The Jewish people administered their own internal affairs. The high priests oversaw worship in the temple and the council or Sanhedrin adjudicated matters of Jewish law. Pilgrims throughout the empire came to worship in the Jerusalem temple.

One Jewish group was the Pharisees, who adopted the highest standards for purity in their homes. Devoted interpreters of Jewish law, they also valued the prophets, other writings, and oral tradition. They believed there would be a resurrection of the dead. The Sadducees were a priestly group that used the law but not the other writings and did not believe in resurrection. Essenes lived in separate communities, including the one where the Dead Sea Scrolls were found. They followed distinctive standards for purity and considered the temple leadership to be corrupt. Zealots sought to regain Jewish independence from Rome.

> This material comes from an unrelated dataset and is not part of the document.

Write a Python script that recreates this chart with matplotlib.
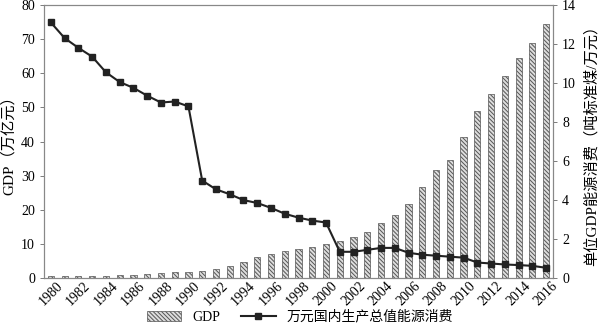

Resistance to Roman rule led to open conflict in 66 C.E. War raged for several years until the Romans recaptured Jerusalem and destroyed the temple in 70 C.E. Afterward, some Jews formed an academy near the Mediterranean coast. They developed interpretations of the law that allowed Jewish life to continue even though temple sacrifice was not possible. By the second century C.E., they identified the books in the current Hebrew Bible or Protestant Old Testament to be authoritative Scripture. A second Jewish revolt against Roman rule occurred in 132-135 C.E. under the leadership of Simon “bar Kochba.” This also resulted in Jewish defeat, and Roman rule over the region continued in subsequent centuries.